ASSOCIATED POULTRY (Click Photos to Enlarge)
With its eccentric sawed-log shell, and the neon chicken perched on a big hanging sign that could be easily read by drivers coming in both directions on Victory Way, (AKA Bothell Way and Lake City Way), the Associated Poultry Company was an almost charming place to “buy direct,” as other sign boards declare, fryers and eggs cheap.
The eggs were gathered from the nesting boxes in the long log box to the rear and there the hens were also knifed, plucked, and trimmed before being brought out to the A-frame show room. There the fryers were hung above a sawdust floor from steel racks screwed to a knotty pine ceiling.

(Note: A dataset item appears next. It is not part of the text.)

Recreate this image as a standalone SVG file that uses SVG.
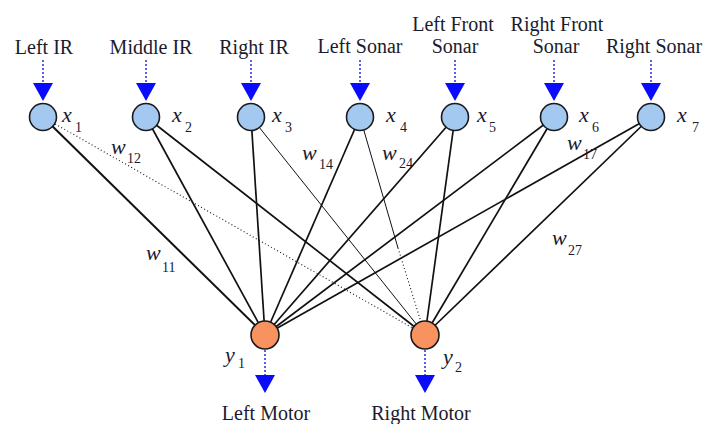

The Associated Poultry was constructed in 1930 primarily, as another sings reads, to “supply the Coon Chicken Inn,” a road house with live music, and chicken dinners served from its own semi-log quarters nearby on Lake City Way. It survived for twenty years on Associated Poultry’s fryers; a menu it claimed was homage to southern cooking. Older readers may remember the front door to this chicken dinner house. One entered through the open mouth of a black face. It was a grotesque but skilled caricature of a minstrel player more than a West African male.
The Inn closed in the 1949, when America’s “Jim Crow” years of post-civil war race relations were on the eve of being rolled over with civil rights. A G.I. Joe’s New Country Store moved into the building. Associated poultry was torn down earlier in 1950-51, and replaced ten years later with a Shell station.
Artifacts from the “Coon Chicken” culture on Bothell Way are exhibited and interpreted at the Jim Crow Museum of Racist Memorabilia on the campus of Michigan’s Ferris State University. The museum’s candid mission is “to promote racial tolerance by helping people understand the historical and contemporary expressions of intolerance.”
Hi Paul: Hope all is well. Woman’s Century Club just celebrated 119th birthday. I wanted to comment on the Coon Chicken Inn as my mom used to tell me about it when I was a child and how she and my dad used to go there when they were dating. Thanks for bringing back another happy memory.